━━━ Task data

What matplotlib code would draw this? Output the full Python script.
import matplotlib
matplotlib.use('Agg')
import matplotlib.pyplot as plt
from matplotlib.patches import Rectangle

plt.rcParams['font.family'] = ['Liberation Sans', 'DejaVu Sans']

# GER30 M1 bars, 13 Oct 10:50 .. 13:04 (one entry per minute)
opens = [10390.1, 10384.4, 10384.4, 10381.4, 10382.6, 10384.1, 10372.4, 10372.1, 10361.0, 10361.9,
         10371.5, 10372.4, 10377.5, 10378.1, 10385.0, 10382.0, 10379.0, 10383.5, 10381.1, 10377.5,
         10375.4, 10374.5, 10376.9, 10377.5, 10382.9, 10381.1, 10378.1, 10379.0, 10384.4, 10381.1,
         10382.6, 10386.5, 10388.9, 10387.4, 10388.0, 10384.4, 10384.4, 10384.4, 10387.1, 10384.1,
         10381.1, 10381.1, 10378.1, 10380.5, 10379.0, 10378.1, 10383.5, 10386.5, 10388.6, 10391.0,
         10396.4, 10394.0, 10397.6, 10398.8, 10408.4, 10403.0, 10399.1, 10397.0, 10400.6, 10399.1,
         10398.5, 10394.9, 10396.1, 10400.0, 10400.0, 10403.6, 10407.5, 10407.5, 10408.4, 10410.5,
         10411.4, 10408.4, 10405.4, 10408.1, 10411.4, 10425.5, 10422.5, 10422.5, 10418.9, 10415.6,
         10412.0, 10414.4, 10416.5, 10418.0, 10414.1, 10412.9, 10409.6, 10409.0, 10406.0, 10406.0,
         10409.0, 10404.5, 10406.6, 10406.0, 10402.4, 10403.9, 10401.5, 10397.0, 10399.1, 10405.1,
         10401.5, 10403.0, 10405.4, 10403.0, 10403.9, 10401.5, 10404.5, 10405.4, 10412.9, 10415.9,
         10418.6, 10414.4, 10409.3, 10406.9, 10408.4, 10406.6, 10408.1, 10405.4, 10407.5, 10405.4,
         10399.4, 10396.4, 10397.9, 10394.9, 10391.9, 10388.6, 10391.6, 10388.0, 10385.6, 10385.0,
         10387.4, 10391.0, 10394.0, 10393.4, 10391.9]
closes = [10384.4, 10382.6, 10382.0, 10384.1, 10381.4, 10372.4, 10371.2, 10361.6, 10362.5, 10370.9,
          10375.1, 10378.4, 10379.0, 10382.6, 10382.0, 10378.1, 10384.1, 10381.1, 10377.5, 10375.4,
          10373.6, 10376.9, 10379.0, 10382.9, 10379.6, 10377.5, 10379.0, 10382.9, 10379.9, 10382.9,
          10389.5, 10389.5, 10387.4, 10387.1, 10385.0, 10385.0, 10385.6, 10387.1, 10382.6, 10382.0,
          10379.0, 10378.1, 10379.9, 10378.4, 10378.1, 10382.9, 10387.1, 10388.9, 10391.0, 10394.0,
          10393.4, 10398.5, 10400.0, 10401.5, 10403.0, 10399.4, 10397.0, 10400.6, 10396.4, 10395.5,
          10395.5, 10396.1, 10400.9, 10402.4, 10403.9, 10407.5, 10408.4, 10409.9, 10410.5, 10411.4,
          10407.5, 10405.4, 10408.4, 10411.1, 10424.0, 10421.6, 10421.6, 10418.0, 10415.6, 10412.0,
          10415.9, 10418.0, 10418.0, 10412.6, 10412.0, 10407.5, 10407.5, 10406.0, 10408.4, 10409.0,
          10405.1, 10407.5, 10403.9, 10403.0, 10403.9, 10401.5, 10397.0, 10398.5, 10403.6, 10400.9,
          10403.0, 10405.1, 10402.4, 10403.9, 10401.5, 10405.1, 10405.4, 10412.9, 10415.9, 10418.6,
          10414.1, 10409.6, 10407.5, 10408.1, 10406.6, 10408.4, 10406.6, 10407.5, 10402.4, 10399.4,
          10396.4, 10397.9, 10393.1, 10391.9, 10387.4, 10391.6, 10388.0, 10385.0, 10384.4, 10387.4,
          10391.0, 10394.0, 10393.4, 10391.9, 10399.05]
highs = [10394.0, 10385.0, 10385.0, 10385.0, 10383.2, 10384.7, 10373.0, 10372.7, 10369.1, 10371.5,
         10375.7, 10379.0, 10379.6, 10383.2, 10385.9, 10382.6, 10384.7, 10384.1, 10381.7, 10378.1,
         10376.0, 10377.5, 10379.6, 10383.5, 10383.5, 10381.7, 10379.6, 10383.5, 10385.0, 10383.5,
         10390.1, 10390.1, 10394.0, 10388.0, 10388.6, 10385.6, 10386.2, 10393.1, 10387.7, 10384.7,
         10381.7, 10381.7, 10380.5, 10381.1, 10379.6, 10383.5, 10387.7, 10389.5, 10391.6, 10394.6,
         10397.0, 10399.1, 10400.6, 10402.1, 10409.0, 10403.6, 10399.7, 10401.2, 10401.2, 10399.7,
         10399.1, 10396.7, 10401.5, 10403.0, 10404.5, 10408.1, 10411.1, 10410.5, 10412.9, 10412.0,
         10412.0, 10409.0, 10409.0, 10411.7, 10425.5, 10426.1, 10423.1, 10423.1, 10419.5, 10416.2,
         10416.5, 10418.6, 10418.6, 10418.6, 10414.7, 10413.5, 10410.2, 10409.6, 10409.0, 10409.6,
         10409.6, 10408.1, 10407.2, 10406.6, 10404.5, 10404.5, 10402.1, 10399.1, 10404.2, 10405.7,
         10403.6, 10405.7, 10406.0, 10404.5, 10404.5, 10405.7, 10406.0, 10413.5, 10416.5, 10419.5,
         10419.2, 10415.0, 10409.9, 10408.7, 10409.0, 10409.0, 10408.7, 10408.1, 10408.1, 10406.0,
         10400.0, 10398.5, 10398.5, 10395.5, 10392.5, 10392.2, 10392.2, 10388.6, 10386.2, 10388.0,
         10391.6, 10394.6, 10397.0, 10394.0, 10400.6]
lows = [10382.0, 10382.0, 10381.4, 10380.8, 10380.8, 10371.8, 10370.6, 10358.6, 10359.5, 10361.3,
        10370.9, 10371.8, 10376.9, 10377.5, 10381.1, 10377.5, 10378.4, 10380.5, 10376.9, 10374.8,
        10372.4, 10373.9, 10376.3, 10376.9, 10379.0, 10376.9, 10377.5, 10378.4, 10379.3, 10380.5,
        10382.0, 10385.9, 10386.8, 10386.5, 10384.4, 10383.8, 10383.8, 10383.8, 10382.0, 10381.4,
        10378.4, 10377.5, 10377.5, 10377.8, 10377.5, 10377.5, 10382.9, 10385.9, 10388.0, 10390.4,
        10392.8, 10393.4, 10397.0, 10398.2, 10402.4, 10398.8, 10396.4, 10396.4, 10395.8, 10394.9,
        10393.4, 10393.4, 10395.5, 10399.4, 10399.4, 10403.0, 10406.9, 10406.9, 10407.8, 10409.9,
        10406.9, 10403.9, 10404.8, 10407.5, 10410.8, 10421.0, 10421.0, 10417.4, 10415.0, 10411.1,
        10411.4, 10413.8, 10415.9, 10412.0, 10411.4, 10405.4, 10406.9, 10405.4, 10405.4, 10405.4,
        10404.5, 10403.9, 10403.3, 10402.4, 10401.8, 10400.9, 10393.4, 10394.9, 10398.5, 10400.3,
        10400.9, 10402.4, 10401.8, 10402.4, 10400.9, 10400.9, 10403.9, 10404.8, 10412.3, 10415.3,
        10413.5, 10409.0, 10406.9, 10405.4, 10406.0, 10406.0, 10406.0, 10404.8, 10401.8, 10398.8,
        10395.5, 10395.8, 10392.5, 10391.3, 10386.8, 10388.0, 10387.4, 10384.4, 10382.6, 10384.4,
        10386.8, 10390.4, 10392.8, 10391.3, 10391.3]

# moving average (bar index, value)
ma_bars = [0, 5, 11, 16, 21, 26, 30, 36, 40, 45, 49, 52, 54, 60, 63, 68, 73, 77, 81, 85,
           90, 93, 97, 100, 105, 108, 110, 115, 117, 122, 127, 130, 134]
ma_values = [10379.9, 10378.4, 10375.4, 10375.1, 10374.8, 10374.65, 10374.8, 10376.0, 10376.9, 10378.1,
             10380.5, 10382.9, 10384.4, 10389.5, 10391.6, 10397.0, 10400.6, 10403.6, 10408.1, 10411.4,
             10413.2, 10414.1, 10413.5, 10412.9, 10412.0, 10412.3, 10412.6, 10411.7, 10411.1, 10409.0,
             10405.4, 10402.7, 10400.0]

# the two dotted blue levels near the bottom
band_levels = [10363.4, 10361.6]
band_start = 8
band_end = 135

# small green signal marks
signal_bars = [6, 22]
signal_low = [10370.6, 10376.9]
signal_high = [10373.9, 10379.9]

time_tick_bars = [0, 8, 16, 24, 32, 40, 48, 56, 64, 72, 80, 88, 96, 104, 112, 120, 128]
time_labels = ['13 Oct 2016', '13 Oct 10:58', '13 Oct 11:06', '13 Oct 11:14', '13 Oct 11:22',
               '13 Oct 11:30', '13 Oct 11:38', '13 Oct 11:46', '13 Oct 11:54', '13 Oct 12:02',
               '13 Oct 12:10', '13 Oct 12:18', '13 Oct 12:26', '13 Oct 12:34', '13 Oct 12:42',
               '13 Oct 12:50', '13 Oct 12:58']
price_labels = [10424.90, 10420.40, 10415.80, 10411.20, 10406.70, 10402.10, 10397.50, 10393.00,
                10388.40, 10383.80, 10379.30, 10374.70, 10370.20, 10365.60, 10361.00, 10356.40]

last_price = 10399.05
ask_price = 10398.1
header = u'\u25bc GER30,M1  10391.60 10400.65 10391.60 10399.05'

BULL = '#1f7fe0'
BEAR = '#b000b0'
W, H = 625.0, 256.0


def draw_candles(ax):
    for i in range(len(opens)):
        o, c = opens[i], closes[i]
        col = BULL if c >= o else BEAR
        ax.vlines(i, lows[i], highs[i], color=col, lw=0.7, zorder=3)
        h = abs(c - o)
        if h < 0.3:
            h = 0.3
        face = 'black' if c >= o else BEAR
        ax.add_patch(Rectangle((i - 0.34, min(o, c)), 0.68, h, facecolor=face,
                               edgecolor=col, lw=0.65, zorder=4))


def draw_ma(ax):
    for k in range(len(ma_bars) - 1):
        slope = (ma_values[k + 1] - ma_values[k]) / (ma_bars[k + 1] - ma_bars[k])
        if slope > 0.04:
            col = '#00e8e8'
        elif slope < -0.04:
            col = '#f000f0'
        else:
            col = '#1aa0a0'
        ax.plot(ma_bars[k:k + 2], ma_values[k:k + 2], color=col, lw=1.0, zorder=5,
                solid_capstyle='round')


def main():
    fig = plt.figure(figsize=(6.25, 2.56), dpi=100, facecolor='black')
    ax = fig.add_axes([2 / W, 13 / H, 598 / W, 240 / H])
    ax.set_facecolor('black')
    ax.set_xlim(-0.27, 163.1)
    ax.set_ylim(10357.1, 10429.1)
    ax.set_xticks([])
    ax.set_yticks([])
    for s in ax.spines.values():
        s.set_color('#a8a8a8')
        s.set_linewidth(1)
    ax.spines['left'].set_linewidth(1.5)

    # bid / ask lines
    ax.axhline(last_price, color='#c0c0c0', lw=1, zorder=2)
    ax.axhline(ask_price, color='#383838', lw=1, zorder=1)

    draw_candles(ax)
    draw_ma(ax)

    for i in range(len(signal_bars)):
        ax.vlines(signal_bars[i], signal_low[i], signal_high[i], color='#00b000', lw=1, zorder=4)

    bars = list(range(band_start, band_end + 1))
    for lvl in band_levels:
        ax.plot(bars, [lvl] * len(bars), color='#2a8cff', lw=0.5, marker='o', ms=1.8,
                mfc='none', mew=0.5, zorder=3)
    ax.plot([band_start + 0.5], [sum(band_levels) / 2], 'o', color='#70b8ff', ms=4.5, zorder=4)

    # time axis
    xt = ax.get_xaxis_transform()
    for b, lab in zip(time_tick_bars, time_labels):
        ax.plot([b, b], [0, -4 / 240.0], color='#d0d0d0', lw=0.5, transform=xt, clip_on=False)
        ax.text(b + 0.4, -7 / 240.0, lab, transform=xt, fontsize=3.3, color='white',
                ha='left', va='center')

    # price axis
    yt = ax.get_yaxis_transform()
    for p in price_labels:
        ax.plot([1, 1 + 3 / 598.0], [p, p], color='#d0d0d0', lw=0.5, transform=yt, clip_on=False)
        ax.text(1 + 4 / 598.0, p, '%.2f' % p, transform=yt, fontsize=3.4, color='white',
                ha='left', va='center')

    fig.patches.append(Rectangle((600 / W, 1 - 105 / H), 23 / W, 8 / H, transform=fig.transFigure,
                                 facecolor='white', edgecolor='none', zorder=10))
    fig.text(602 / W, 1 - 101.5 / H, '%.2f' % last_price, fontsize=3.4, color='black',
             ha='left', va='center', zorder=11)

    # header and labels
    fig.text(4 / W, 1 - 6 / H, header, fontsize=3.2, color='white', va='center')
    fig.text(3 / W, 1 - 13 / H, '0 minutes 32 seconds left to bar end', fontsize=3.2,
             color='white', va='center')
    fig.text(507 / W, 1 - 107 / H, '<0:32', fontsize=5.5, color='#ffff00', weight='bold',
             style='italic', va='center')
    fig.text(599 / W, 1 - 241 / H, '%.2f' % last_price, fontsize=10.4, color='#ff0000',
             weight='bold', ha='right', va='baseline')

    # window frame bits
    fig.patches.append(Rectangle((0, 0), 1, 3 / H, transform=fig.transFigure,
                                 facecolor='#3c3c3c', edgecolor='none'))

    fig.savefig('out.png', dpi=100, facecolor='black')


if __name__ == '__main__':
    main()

━━━━━━
━━━ Task data

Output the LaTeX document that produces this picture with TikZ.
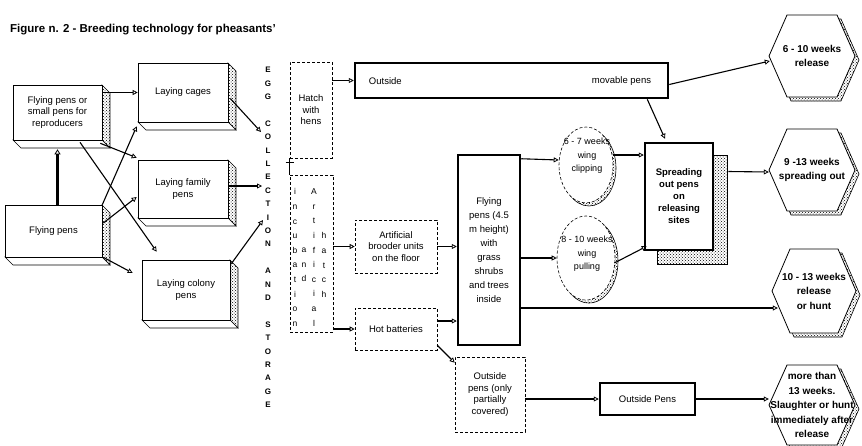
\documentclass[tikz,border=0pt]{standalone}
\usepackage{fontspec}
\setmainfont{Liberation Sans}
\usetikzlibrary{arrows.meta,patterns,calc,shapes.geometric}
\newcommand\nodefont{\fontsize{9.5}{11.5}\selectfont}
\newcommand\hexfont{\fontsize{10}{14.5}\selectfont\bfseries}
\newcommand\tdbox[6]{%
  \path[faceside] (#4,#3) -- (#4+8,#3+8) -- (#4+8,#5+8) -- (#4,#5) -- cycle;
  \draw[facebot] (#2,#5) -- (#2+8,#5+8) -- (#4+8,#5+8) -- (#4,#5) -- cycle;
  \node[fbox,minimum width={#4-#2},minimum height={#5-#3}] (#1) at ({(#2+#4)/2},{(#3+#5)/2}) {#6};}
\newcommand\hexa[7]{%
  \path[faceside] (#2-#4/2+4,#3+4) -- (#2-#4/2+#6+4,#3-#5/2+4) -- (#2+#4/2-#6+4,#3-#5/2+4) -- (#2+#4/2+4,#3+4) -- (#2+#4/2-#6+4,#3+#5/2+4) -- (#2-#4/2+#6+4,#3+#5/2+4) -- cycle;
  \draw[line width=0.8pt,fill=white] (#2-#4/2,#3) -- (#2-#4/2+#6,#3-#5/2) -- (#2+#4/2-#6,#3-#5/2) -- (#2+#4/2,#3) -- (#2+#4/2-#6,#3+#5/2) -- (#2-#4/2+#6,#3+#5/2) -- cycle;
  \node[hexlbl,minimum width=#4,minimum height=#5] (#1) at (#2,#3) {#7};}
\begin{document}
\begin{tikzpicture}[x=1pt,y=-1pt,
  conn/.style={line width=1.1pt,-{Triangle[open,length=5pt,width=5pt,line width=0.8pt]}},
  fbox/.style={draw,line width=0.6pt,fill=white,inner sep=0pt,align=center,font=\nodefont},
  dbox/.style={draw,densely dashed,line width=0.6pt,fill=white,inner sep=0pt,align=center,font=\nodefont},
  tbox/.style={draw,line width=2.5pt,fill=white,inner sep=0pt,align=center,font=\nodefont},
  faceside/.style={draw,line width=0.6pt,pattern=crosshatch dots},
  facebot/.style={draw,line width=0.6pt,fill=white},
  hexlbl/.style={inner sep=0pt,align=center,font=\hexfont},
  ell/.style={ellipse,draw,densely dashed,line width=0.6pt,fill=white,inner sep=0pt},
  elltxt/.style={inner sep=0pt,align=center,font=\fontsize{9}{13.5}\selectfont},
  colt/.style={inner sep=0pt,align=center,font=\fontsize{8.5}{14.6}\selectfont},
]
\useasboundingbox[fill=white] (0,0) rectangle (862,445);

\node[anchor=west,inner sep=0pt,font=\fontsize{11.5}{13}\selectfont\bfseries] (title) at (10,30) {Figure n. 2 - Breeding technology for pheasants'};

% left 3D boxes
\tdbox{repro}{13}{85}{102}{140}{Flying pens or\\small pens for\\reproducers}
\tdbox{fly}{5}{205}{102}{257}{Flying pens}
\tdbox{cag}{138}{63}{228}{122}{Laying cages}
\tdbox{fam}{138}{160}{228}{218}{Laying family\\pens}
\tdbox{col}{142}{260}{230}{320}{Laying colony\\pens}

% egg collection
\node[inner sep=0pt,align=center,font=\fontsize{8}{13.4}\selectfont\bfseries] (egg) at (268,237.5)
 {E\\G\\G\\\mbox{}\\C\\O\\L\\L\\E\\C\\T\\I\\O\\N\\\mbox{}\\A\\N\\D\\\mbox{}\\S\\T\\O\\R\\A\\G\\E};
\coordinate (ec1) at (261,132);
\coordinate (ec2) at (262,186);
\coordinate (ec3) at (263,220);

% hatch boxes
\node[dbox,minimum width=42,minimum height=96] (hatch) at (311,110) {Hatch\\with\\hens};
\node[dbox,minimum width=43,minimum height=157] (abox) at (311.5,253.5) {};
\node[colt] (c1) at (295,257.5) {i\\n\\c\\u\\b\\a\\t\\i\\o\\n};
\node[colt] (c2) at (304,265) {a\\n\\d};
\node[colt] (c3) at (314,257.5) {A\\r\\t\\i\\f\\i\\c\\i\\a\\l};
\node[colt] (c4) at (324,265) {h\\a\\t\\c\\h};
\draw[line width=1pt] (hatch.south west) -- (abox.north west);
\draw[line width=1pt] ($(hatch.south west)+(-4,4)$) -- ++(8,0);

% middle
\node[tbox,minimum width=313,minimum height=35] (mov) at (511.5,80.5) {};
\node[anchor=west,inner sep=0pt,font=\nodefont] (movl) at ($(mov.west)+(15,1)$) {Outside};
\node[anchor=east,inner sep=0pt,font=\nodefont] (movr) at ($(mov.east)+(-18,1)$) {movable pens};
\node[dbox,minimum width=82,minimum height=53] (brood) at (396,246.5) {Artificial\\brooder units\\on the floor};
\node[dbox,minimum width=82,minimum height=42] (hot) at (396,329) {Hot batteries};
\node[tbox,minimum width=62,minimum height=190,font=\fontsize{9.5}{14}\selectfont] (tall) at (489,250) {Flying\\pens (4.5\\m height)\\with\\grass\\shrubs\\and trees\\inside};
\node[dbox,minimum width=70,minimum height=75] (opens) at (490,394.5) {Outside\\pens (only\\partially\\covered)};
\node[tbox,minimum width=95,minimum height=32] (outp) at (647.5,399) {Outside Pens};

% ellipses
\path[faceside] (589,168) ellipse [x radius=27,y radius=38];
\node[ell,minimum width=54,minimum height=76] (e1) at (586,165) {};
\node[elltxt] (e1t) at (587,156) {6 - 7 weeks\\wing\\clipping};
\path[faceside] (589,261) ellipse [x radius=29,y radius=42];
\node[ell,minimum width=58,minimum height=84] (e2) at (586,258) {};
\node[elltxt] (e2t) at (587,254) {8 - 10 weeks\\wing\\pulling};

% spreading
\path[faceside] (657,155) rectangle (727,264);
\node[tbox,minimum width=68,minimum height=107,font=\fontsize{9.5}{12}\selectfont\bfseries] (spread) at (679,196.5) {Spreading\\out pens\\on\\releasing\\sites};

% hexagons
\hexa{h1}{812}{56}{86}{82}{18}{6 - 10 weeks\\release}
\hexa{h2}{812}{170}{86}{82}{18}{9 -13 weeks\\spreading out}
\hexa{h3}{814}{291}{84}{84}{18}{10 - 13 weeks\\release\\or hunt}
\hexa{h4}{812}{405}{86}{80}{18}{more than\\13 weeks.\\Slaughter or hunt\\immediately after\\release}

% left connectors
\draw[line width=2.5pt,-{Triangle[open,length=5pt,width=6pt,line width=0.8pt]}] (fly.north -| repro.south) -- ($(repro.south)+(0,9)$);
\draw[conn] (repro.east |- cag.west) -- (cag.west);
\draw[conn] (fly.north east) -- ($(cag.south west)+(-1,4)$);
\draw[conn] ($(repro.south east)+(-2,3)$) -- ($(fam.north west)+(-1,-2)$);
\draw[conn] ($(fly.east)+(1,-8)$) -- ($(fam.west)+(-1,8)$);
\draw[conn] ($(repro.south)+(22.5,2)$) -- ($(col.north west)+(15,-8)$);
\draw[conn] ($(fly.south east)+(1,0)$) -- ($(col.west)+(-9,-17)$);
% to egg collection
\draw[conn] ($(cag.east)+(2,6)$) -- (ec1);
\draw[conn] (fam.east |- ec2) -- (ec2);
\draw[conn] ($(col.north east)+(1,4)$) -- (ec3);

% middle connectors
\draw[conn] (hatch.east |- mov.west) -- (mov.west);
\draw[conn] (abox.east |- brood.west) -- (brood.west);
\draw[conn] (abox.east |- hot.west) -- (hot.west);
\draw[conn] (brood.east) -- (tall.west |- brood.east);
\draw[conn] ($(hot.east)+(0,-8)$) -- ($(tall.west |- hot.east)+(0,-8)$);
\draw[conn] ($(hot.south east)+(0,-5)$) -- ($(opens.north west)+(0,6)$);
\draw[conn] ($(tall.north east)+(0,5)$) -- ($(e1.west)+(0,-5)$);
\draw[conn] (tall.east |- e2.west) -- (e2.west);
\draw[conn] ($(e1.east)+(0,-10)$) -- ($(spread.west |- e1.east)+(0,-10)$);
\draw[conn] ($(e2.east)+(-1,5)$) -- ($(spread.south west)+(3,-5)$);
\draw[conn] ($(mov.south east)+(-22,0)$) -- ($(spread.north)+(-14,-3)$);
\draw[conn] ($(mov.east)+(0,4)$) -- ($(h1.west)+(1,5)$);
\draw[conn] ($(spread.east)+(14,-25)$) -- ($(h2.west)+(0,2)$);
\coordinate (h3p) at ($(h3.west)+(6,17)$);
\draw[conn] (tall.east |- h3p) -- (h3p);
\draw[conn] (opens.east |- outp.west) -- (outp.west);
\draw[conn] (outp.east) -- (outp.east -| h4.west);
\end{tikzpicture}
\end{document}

━━━━━━

Exercise instructions:
Working from the data above, extract solely the lines from the one containing "What matplotlib code" through the one containing "plt.rcParams['font.family'] = ['Liberation", exactly as they appear, both included.

Result for this task:
What matplotlib code would draw this? Output the full Python script.
import matplotlib
matplotlib.use('Agg')
import matplotlib.pyplot as plt
from matplotlib.patches import Rectangle

plt.rcParams['font.family'] = ['Liberation Sans', 'DejaVu Sans']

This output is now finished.